The bank expects underlying inflation, which adjusts for energy and taxes, to average 2.75 percent this year and 1.75 percent in 2010. The mainland economy will shrink 1.25 percent this year and grow 2.75 percent in 2010, it estimates.

The key rate will average 1.75 percent this year and 2.25 percent in 2010, rising to an average 4.25 percent by 2012, the bank said.

Not Aggressive

“This is by no means an aggressive path,” said Harald Magnus Andreassen, chief economist at First Securities ASA in Oslo. “Norges Bank looks to take quite a long time to come back to normal rates.”

A “natural” key interest rate level is 5 percent, Governor Svein Gjedrem said on Sept. 25. The benchmark was last at that level in October last year.

Gjedrem “has to take into account that fiscal policy is very loose,” said Torgeir Hoien, a former Norges Bank external board member who manages the equivalent of 2 billion kroner ($350 million) in bonds at Skagen AS.

Fiscal stimulus has helped keep Norway’s jobless rate the lowest in Europe, with registered unemployment falling to 2.7 percent in September. Survey unemployment was 3.2 percent in the August quarter, Statistics Norway said today.

Benefits

Households were quick to benefit from monetary easing earlier this year, with about 90 percent of mortgage holders using floating rates, according to the Finance Ministry. That’s boosted demand, with retail sales rising in the last three months for which data are available.

Cheap loans and low unemployment have helped push the housing market up in the last three quarters, with prices now matching their peak from the summer of 2007, the Finance Ministry estimates.

“The strong boost to households’ disposable income and relatively low unemployment rates have had significant effects on the housing market, home prices have topped the pre-crisis peak levels,” Bjoern-Roger Wilhelmsen, senior economist at First Securities in Oslo and a former Norges Bank economist, said in a note to clients yesterday.

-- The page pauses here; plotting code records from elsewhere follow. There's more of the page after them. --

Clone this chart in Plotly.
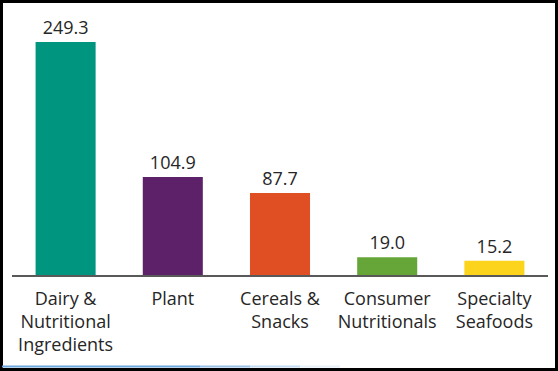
import plotly.graph_objects as go

categories = ["Dairy &<br>Nutritional<br>Ingredients", "Plant", "Cereals &<br>Snacks",
              "Consumer<br>Nutritionals", "Specialty<br>Seafoods"]
values = [249.3, 104.9, 87.7, 19.0, 15.2]
colors = ["#00957F", "#5C2169", "#E04F23", "#66A638", "#FCD41B"]

W, H = 558, 371
L, R, T, B = 12, 10, 20, 96
PW, PH = W - L - R, H - T - B
FONT = "Open Sans"

def px(x):
    return (x - L) / PW

def py(y):
    return (H - B - y) / PH

fig = go.Figure(go.Bar(
    x=categories, y=values, marker=dict(color=colors, line=dict(width=0)),
    texttemplate="%{y:.1f}", textposition="outside",
    textfont=dict(family=FONT, size=18, color="#262626"),
    cliponaxis=False, hoverinfo="skip",
))

shapes = []
# outer black border
for (x0, y0, x1, y1, w) in [(1.5, 0, 1.5, H, 3), (0, 1.5, W, 1.5, 3), (556.5, 0, 556.5, H, 3), (0, 369.5, W, 369.5, 3)]:
    shapes.append(dict(type="line", xref="paper", yref="paper", x0=px(x0), x1=px(x1), y0=py(y0), y1=py(y1),
                       line=dict(color="black", width=w)))
# faint blue line near bottom
segs = [(2, 200, 1.0), (200, 250, 0.7), (250, 300, 0.4), (300, 340, 0.15)]
for x0, x1, op in segs:
    shapes.append(dict(type="line", xref="paper", yref="paper", x0=px(x0), x1=px(x1), y0=py(366.5), y1=py(366.5),
                       line=dict(color="#6FA8DC", width=2), opacity=op))

fig.update_layout(
    width=W, height=H, margin=dict(l=L, r=R, t=T, b=B),
    paper_bgcolor="white", plot_bgcolor="white",
    bargap=0.44, showlegend=False, shapes=shapes,
    font=dict(family=FONT, size=18, color="#262626"),
    xaxis=dict(showline=True, linecolor="#595959", linewidth=2, ticks="", showgrid=False,
               ticklabelstandoff=6,
               tickfont=dict(family=FONT, size=18, color="#262626")),
    yaxis=dict(visible=False, range=[0, 272.8], showgrid=False, zeroline=False),
)
fig.write_html("out.html", config={"displayModeBar": False},
               post_script="document.body.style.margin='0';")
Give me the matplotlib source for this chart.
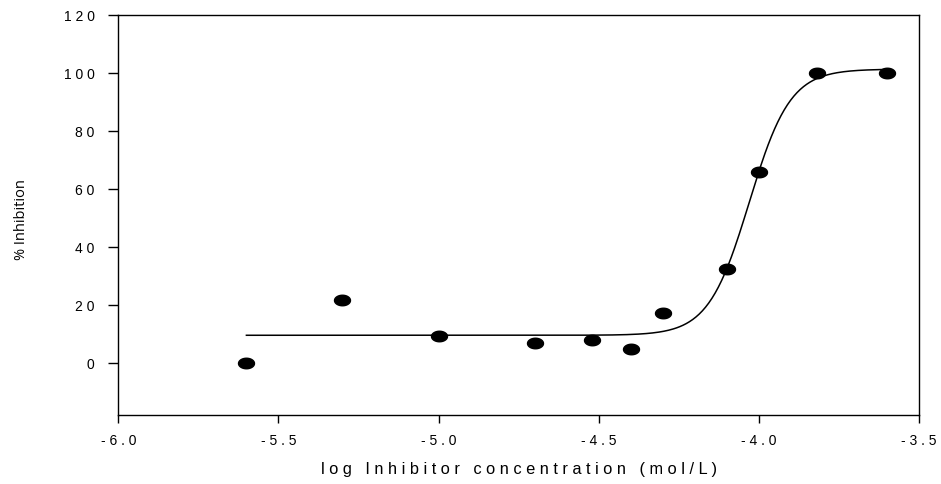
import numpy as np
from matplotlib import pyplot as plt
from matplotlib.path import Path

# measured points
log_conc = [-5.6, -5.3, -5.0, -4.7, -4.52, -4.4, -4.3, -4.1, -4.0, -3.82, -3.6]
inhibition = [0.0, 22.0, 9.5, 7.0, 8.0, 5.0, 17.5, 32.5, 66.0, 100.0, 100.0]

# sigmoidal fit parameters (4PL)
fit_bottom = 9.7
fit_top = 101.5
fit_logec50 = -4.03
fit_hill = 6.8

x_ticks = [-6.0, -5.5, -5.0, -4.5, -4.0, -3.5]
y_ticks = [0, 20, 40, 60, 80, 100, 120]


def spaced(s: str) -> str:
    return ' '.join(s)


def four_pl(x):
    return fit_bottom + (fit_top - fit_bottom) / (1 + 10 ** ((fit_logec50 - x) * fit_hill))


fig = plt.figure(figsize=(9.41, 4.84), dpi=100)
ax = fig.add_axes([118.3 / 941, 1 - 415 / 484, (919 - 118.3) / 941, (415 - 15.5) / 484])

xf = np.linspace(min(log_conc), max(log_conc), 400)
ax.plot(xf, four_pl(xf), color='black', lw=1.1, zorder=2)

t = np.linspace(0, 2 * np.pi, 60)
ellipse = Path(np.column_stack([np.cos(t), 0.66 * np.sin(t)]))
ax.plot(log_conc, inhibition, ls='none', marker=ellipse, ms=11.5, color='black', zorder=3)

ax.set_xlim(-6.0, -3.5)
ax.set_ylim(-17.8, 120)
ax.set_xticks(x_ticks)
ax.set_yticks(y_ticks)
ax.set_xticklabels([spaced(f'{v:.1f}') for v in x_ticks], family='Liberation Sans', fontsize=10)
ax.set_yticklabels([spaced(f'{v:d}') for v in y_ticks], family='Liberation Sans', fontsize=10)
ax.tick_params(axis='x', direction='out', length=6, width=1, pad=8)
ax.tick_params(axis='y', direction='out', length=7, width=1, pad=10)
for sp in ax.spines.values():
    sp.set_linewidth(1)

ax.set_xlabel(spaced('log') + '   ' + spaced('Inhibitor') + '   ' + spaced('concentration')
              + '   ' + spaced('(mol/L)'), family='Liberation Sans', fontsize=11.8, labelpad=10)
ax.set_ylabel('% Inhibition', family='Open Sans', fontsize=10.5)
ax.yaxis.set_label_coords(-0.111, 0.49)

fig.savefig('out.png', dpi=100)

While signs of a strong recovery may support a rapid reversal of monetary easing, the central bank must balance the needs of the domestic economy against the prospect of hurting exporters by spurring gains in the krone, economists have said.

‘Overshooting’

“If they don’t do anything about it, you will have an overshooting of the inflation target,” Hoien said. “If they adjust monetary policy to the fact that fiscal policy is very loose, you will get a stronger krone.”

The krone has gained 7 percent against the euro since the end of June, making it the second-best performer of the 16 major currencies tracked by Bloomberg in the period. A further strengthening would hurt exporters including Norsk Hydro ASA, Europe’s third-largest aluminum producer, and Norske Skogindustrier ASA, the world’s second-biggest newsprint maker.

Exports will recover more slowly than consumer demand, the government forecasts, rising 0.1 percent in 2010 after slumping 6.5 percent this year.

The bank uses policy to target consumer price gains of 2.5 percent. Inflation was 2.4 percent last month, adjusting for the effect of taxes and energy. This year, the rate has exceeded the central bank’s target in six out of nine months.

“Since the last monetary policy meeting in September, economic data, on average, were stronger than market expectations,” Gizem Kara, an economist at BNP Paribas in London, said in an Oct. 9 note after the inflation report.

Gjedrem said on Sept. 30 that asset prices “have risen sharply and probably excessively,” characterizing policy rates as “extremely low.

Gjedrem is the third central bank chief to raise rates this year after the Bank of Israel lifted its lending rate a quarter point in August and Australia’s Reserve Bank raised its overnight cash target rate by 0.25 point this month.